» PROBLEM DETAILS:
Exactly the lines from the one with "Clone this chart in seaborn and matplotlib." through the one with "from matplotlib.lines import Line2D", inclusive, are to be repeated, and the pictures are not.

———

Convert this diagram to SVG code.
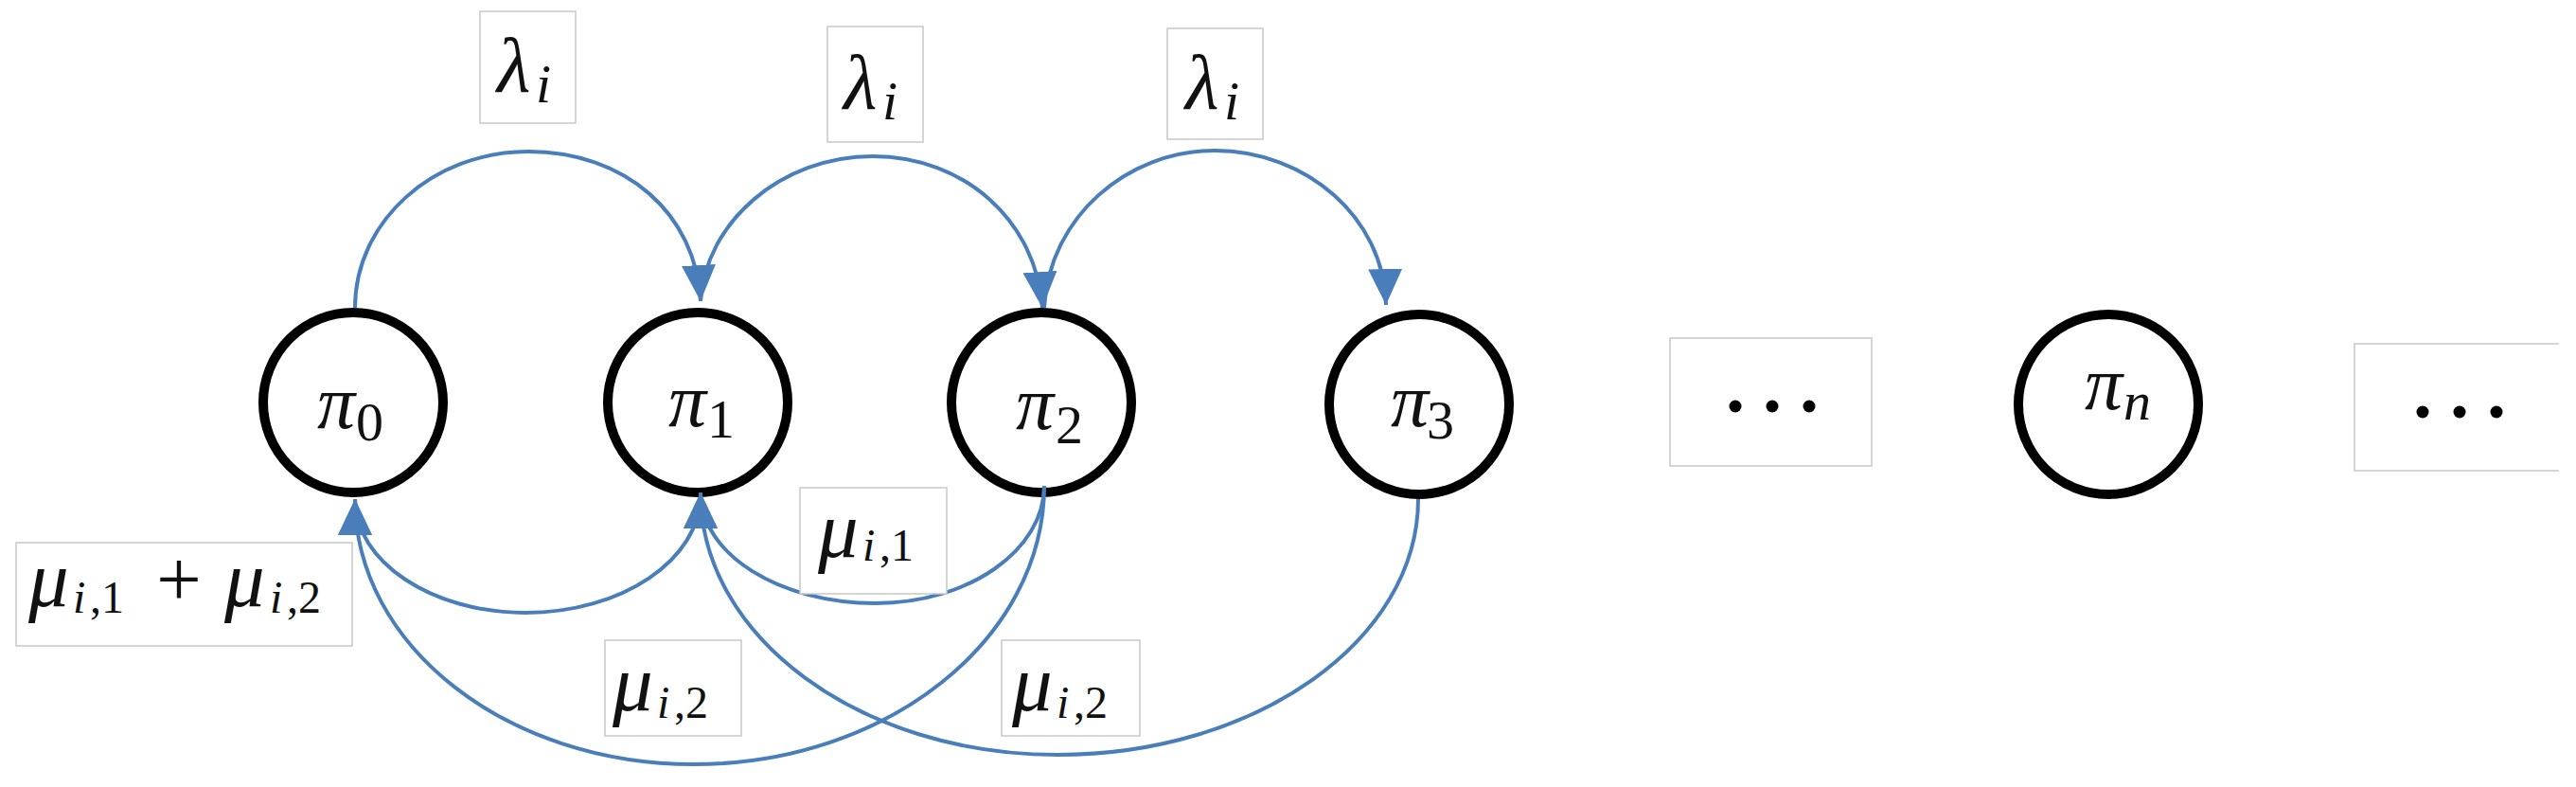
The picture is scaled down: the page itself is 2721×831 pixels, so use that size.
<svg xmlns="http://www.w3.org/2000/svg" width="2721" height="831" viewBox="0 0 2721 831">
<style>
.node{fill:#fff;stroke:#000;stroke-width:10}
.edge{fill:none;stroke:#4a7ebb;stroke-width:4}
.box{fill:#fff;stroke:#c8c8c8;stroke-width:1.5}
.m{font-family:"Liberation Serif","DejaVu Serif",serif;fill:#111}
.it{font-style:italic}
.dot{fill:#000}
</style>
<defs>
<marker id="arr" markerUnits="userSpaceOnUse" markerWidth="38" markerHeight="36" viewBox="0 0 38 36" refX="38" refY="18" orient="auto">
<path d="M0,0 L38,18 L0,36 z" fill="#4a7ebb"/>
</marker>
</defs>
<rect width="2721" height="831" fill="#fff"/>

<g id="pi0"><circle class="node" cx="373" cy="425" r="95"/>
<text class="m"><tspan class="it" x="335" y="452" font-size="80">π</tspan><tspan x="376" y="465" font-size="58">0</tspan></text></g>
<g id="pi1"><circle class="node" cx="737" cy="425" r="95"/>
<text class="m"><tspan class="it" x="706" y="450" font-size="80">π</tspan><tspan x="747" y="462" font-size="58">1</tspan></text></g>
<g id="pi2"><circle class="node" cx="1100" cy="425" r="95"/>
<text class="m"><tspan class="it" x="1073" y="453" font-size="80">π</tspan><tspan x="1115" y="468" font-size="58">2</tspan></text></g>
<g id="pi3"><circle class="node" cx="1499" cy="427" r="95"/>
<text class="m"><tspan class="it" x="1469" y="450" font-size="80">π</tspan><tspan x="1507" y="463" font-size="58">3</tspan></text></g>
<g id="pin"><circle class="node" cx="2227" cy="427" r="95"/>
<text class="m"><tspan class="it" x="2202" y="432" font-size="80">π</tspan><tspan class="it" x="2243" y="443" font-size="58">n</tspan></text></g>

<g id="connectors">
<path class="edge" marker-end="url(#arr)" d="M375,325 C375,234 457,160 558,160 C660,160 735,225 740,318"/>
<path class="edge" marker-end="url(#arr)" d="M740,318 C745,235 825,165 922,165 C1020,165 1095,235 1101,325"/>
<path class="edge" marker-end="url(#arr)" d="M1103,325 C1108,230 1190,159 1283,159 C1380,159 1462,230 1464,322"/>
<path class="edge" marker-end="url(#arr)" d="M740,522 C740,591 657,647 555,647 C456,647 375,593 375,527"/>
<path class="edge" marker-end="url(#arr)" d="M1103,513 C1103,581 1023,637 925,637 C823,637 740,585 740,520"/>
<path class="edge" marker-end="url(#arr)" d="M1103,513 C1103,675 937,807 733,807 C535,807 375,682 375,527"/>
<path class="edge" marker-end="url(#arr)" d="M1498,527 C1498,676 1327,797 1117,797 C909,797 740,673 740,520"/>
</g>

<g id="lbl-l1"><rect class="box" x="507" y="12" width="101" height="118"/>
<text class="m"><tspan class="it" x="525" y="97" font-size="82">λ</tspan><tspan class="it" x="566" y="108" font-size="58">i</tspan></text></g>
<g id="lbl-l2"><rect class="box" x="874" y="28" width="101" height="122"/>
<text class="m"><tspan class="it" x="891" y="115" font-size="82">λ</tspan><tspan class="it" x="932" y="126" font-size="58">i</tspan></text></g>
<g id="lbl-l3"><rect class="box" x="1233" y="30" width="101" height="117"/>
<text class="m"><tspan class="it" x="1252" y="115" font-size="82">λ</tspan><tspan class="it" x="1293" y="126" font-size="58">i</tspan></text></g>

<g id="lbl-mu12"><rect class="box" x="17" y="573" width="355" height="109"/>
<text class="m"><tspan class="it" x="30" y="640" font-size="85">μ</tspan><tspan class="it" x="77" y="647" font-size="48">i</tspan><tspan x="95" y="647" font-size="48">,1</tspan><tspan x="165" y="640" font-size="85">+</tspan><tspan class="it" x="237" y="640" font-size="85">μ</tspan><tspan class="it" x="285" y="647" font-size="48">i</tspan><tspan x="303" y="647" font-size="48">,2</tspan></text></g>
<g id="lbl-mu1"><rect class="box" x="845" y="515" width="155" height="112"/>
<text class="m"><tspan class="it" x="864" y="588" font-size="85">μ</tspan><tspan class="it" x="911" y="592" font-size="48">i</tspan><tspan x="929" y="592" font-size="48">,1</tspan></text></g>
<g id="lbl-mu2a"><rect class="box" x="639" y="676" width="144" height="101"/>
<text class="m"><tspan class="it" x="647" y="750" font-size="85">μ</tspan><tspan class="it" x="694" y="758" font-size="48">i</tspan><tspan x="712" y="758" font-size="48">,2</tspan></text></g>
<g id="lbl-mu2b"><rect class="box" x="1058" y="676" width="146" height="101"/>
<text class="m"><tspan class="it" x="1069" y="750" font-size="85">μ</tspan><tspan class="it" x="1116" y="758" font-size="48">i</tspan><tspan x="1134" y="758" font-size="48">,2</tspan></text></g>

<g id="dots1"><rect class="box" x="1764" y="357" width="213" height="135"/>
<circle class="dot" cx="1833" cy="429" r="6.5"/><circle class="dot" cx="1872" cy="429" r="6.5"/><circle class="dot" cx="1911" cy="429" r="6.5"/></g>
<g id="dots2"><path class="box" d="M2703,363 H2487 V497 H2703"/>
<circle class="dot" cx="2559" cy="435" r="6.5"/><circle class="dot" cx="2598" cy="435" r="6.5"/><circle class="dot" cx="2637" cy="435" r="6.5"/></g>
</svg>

———

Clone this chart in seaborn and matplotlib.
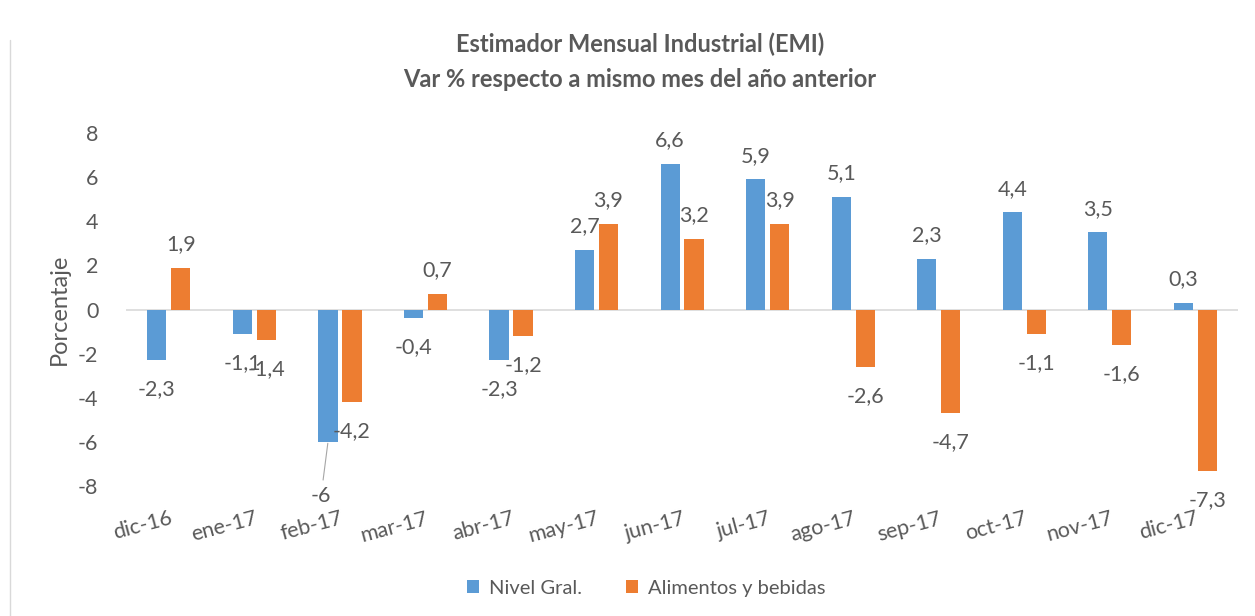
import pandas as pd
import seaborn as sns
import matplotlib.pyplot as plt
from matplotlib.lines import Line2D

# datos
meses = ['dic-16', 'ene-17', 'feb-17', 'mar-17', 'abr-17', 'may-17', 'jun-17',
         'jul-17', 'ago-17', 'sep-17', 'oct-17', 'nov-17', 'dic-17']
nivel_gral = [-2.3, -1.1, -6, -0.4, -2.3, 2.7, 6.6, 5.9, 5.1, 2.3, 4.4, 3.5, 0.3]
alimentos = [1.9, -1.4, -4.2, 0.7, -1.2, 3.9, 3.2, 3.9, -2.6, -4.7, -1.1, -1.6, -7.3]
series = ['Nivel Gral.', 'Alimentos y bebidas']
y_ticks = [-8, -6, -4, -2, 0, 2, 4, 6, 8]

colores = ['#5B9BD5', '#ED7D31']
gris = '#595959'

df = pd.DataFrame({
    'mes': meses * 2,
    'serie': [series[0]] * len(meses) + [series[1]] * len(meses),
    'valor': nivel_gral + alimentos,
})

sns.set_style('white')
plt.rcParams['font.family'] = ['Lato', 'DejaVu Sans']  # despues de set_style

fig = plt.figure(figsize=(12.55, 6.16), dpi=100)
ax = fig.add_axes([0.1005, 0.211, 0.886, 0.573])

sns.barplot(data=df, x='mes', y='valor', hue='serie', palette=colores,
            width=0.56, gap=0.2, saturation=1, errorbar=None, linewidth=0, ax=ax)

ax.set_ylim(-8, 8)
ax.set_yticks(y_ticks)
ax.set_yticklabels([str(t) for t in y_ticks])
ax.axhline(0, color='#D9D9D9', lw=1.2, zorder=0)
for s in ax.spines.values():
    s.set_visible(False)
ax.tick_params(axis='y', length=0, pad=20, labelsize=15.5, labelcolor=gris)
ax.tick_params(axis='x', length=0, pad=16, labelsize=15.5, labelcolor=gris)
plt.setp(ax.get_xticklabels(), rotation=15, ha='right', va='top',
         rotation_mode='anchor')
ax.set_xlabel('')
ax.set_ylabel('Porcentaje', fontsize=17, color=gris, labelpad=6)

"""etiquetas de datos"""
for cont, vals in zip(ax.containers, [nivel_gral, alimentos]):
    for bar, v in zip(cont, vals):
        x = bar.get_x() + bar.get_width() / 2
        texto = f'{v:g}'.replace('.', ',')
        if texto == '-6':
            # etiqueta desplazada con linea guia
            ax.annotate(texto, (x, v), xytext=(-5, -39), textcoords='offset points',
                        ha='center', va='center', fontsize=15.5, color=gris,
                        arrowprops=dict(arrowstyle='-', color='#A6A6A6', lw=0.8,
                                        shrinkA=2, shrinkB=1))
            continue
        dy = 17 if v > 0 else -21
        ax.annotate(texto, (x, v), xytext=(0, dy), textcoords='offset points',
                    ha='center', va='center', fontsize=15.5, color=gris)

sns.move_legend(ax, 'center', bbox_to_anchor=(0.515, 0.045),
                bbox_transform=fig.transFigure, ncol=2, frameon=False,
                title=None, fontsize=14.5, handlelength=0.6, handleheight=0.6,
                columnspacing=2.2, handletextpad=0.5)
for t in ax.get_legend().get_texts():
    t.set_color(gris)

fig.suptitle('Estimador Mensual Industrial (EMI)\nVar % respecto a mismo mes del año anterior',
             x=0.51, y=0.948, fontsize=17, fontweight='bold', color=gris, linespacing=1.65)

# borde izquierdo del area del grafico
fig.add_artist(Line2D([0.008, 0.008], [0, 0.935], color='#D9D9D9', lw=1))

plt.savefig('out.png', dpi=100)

———

» EXERCISE RESPONSE:
Clone this chart in seaborn and matplotlib.
import pandas as pd
import seaborn as sns
import matplotlib.pyplot as plt
from matplotlib.lines import Line2D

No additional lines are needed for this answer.